Top Ten Ways That Jan Brewer Will Celebrate Cinco de Mayo*

*Cinco de Mayo: Sort of a Mexican St. Paddy's Day, except that while everybody's Irish on St. Paddy's Day, Anglos don't want to be Mexican on Cinco de Mayo. Another excuse to populate the roads with an excess of amateur drunk drivers.

Welcome Back To Pottersville

# 10) Ceremonially renaming Arizona "Aryan Zone" for May 5th.

# 9) Hispanics Only race across the Rio Colorado with the finish line in San Luis, Mexico.

# 8) Free passport and birth certificate inspections.

# 7) Signing an executive order renaming the holiday "The Fifth of May" for the ease of English-language residents.

# 6) Imploring Arizona residents to avoid Mexican restaurants so more Hispanics can take the day off.

Actually, that could be any restaurant.

# 5) Live law enforcement demonstrations of tasers and aluminum batons.
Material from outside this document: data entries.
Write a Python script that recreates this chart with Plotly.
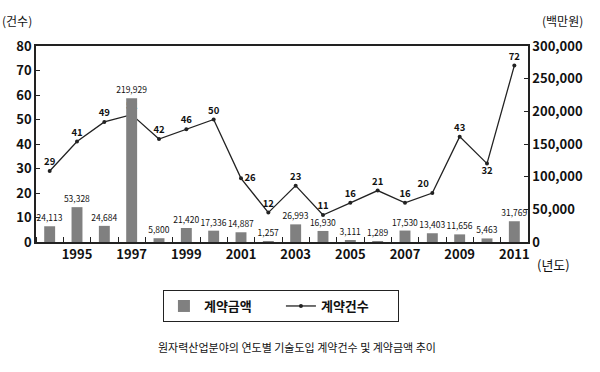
import plotly.graph_objects as go

years = list(range(1994, 2012))
amounts = [24113, 53328, 24684, 219929, 5800, 21420, 17336, 14887, 1257,
           26993, 16930, 3111, 1289, 17530, 13403, 11656, 5463, 31769]
counts = [29, 41, 49, 52, 42, 46, 50, 26, 12, 23, 11, 16, 21, 16, 20, 43, 32, 72]
count_pos = ["top center", "top center", "top center", "top center", "top center",
             "top center", "top center", "middle right", "top center", "top center",
             "top center", "top center", "top center", "top center", "top left",
             "top center", "bottom center", "top center"]
xtick_years = [1995, 1997, 1999, 2001, 2003, 2005, 2007, 2009, 2011]

KR = "Noto Sans CJK KR"
TICKF = dict(family=KR, size=13, color="#111", weight="bold")
fig = go.Figure()
fig.add_trace(go.Bar(
    x=years, y=amounts, yaxis="y2", name="계약금액",
    marker=dict(color="#808080", line=dict(width=0)), width=0.4,
    text=[f"{v:,}" for v in amounts], textposition="outside",
    constraintext="none",
    textfont=dict(family=KR, size=8.5, color="#111"), cliponaxis=False,
))
fig.add_trace(go.Scatter(
    x=years, y=counts, name="계약건수", mode="lines+markers+text",
    line=dict(color="#222", width=1.3), marker=dict(size=4, color="#222"),
    text=[str(v) for v in counts], textposition=count_pos,
    textfont=dict(family=KR, size=9.5, color="#111", weight="bold"), cliponaxis=False,
))

fig.update_layout(
    width=600, height=372,
    margin=dict(l=36, r=72, t=46, b=130, autoexpand=False),
    plot_bgcolor="white", paper_bgcolor="white",
    font=dict(family=KR, color="#111"),
    showlegend=True,
    legend=dict(orientation="h", x=0.258, y=-0.245, xanchor="left", yanchor="top",
                bordercolor="#222", borderwidth=1,
                font=dict(family=KR, size=13, weight="bold"),
                traceorder="normal", itemwidth=30, entrywidth=72),
    xaxis=dict(range=[1993.5, 2011.5], tickvals=xtick_years, ticks="", showgrid=False,
               showline=True, linecolor="#222", linewidth=1.5, mirror=True,
               tickfont=TICKF, automargin=False,
               minor=dict(ticks="inside", tick0=1993.5, dtick=1, ticklen=5,
                          tickcolor="#222", showgrid=False)),
    yaxis=dict(range=[0, 80], dtick=10, ticks="inside", ticklen=4, tickcolor="#222",
               showgrid=False, zeroline=False, showline=True, linecolor="#222",
               linewidth=1.5, tickfont=TICKF, automargin=False),
    yaxis2=dict(range=[0, 300000], dtick=50000, overlaying="y", side="right",
                ticks="inside", ticklen=4, tickcolor="#222", tickformat=",",
                showgrid=False, zeroline=False, showline=True, linecolor="#222",
                linewidth=1.5, tickfont=TICKF, automargin=False),
)
fig.add_annotation(text="(건수)", xref="paper", yref="paper", x=-0.073, y=1.13,
                   xanchor="left", yanchor="middle", showarrow=False,
                   font=dict(family=KR, size=12))
fig.add_annotation(text="(백만원)", xref="paper", yref="paper", x=1.025, y=1.13,
                   xanchor="left", yanchor="middle", showarrow=False,
                   font=dict(family=KR, size=12))
fig.add_annotation(text="(년도)", xref="paper", yref="paper", x=1.015, y=-0.115,
                   xanchor="left", yanchor="middle", showarrow=False,
                   font=dict(family=KR, size=13))
fig.add_annotation(text="원자력산업분야의 연도별 기술도입 계약건수 및 계약금액 추이",
                   xref="paper", yref="paper", x=0.53, y=-0.535,
                   xanchor="center", yanchor="middle", showarrow=False,
                   font=dict(family=KR, size=11))
fig.write_html("out.html", config={"displayModeBar": False},
               post_script="document.body.style.margin='0';")
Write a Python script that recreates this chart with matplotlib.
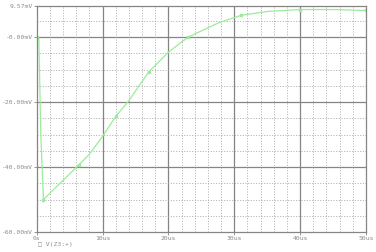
import numpy as np
import matplotlib
matplotlib.use("Agg")
import matplotlib.pyplot as plt
from matplotlib.ticker import FixedLocator

# ---- trace V(Z3:+) ----
time_us = [0, 0.3, 0.6, 1.0, 3.0, 6.4, 8.0, 10.0, 12.0, 14.0, 17.0, 20.0,
           23.0, 27.5, 31.0, 35.0, 40.0, 45.0, 50.0]
volt_mv = [0, -0.3, -30.0, -50.0, -46.0, -39.3, -36.0, -30.5, -24.4, -19.5,
           -10.7, -4.6, 0.0, 4.3, 6.7, 7.9, 8.5, 8.5, 8.2]
marker_idx = [0, 3, 5, 8, 10, 12, 14, 16, 18]

y_ticks = [9.57, 0.0, -20.0, -40.0, -60.0]
y_labels = ["9.57mV", "-0.00mV", "-20.00mV", "-40.00mV", "-60.00mV"]
x_ticks = [0, 10, 20, 30, 40, 50]
x_labels = ["0s", "10us", "20us", "30us", "40us", "50us"]
x_minor = [t for t in range(2, 50, 2) if t % 10]
y_minor = [5, -5, -10, -15, -25, -30, -35, -45, -50, -55]
legend_label = "V(Z3:+)"

GRID = "#858585"
TXT = "#8c8c8c"
TRACE = "#9aec9a"

fig = plt.figure(figsize=(3.76, 2.52), dpi=100)
ax = fig.add_axes([0.098, 0.079, 0.875, 0.897])

ax.plot(time_us, volt_mv, color=TRACE, lw=0.9, marker="s", ms=2.0,
        markevery=marker_idx, mfc=TRACE, mec=TRACE)

ax.set_xlim(0, 50)
ax.set_ylim(-60, 9.57)

ax.set_xticks(x_ticks)
ax.set_xticklabels(x_labels)
ax.set_yticks(y_ticks)
ax.set_yticklabels(y_labels)

# major solid grid, minor dotted grid
for t in x_ticks[1:-1]:
    ax.axvline(t, color=GRID, lw=0.9, zorder=0)
for v in [0, -20, -40]:
    ax.axhline(v, color=GRID, lw=0.9, zorder=0)
for t in x_minor:
    ax.axvline(t, color="#a0a0a0", lw=0.6, ls=(0, (1.2, 2.0)), zorder=0)
for v in y_minor:
    ax.axhline(v, color="#a0a0a0", lw=0.6, ls=(0, (1.2, 2.0)), zorder=0)

for s in ax.spines.values():
    s.set_color(GRID)
    s.set_linewidth(0.9)

ax.tick_params(which="major", length=2, width=0.6, color=GRID, labelsize=4.6,
               labelcolor=TXT, pad=1)
for lab in ax.get_xticklabels() + ax.get_yticklabels():
    lab.set_family("DejaVu Sans Mono")

fig.text(0.102, 0.028, "\u25a1 " + legend_label, fontsize=4.6, color=TXT,
         family="DejaVu Sans Mono", va="center")

fig.savefig("out.png", dpi=100)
# 4) Will preside over a seminar teaching Latinos fun and creative ways to carry and display their passports and birth certificates.

# 3) Reminiscent of guessing the jelly beans in a jar, will hold a Cinco de Mayo-only lottery named, "How Many Mexicans Does it Take to Fill the Grand Canyon?"

Three more than it takes to fill a Ford Econoline?

# 2) Asking Arizona Diamondbacks principal owner Ken Kendrick to order players to wear home jerseys reading, "Nonracists."

# 1) Will introduce a bill in the Arizona legislature giving the Pilgrims of the Mayflower retroactive American citizenship when they invaded native American land to co-opt its resources.